The price of oil will still be set by the global market. And that means every time there’s tensions that rise in the Middle East — which is what’s happening right now — so will the price of gas. The main reason the gas prices are high right now is because people are worried about what’s happening with Iran. It doesn’t have to do with domestic oil production. It has to do with the oil markets looking and saying, you know what, if something happens there could be trouble and so we’re going to price oil higher just in case.

Yet they are arguing for fewer North American resources because of gas prices?

State Department Finds that Keystone XL Will Not Have a Significant Impact on Climate

We’ve already covered at length the many times that the State Department has found that Keystone XL will not significantly increase greenhouse gas emissions because Canada will still develop its oil sands “with or without the project…approval or denial of the proposed project is unlikely to have a substantial impact on the rate of development in the oil sands, or on the amount of heavy crude oil refined in the Gulf Coast area.”

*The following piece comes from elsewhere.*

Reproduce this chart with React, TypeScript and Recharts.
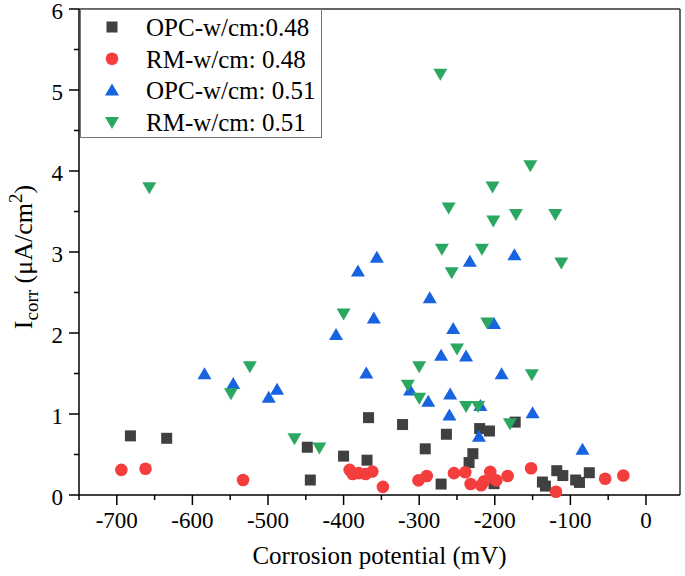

And if that’s not enough, there are quite a few more experts and scientists that agree (for a long list click here).

The President should listen to those who have studied the project for nearly five years rather than activists whose mission is to end oil production

As the Guardian reported today, “Obama has been under growing pressure from campaigners, party donors, and Democrats in Congress to reject the pipeline […] He adopted some of their arguments in his comments on Saturday.”

But those who have examined the issue closely over the past four and a half years strongly support the project, including an overwhelming majority in Congress, editorial boards across the country, and the American public. Recent polls show that Keystone XL is not a partisan issue either.  Democratic support is at 56%, and former President Bill Clinton, former Obama National Security advisor Jim Jones, and a long list of Democratic Senators and Representatives have come out in strong support of Keystone XL.

If President Obama truly believes that “every time there’s tensions that rise in the Middle East…so will the price of gas” as he said in Cushing, then he should approve Keystone XL; if President Obama truly believes, as he said in Cushing, that “we don’t have enough pipeline capacity to transport all of [our oil] to where it needs to go — both to refineries, and then, eventually, all across the country and around the world” then he should approve Keystone XL; if President Obama is truly serious about his claim in Cushing that “As long as I’m President, we’re going to keep on encouraging oil development and infrastructure and we’re going to do it in a way that protects the health and safety of the American people” then he should approve Keystone XL.

President Obama should rely on the data from the experts at the State Department who have been studying this project for nearly five years instead of opponents whose goal in life is to shut down the energy development that creates thousands of jobs, fuels our economy, and keeps gas prices low.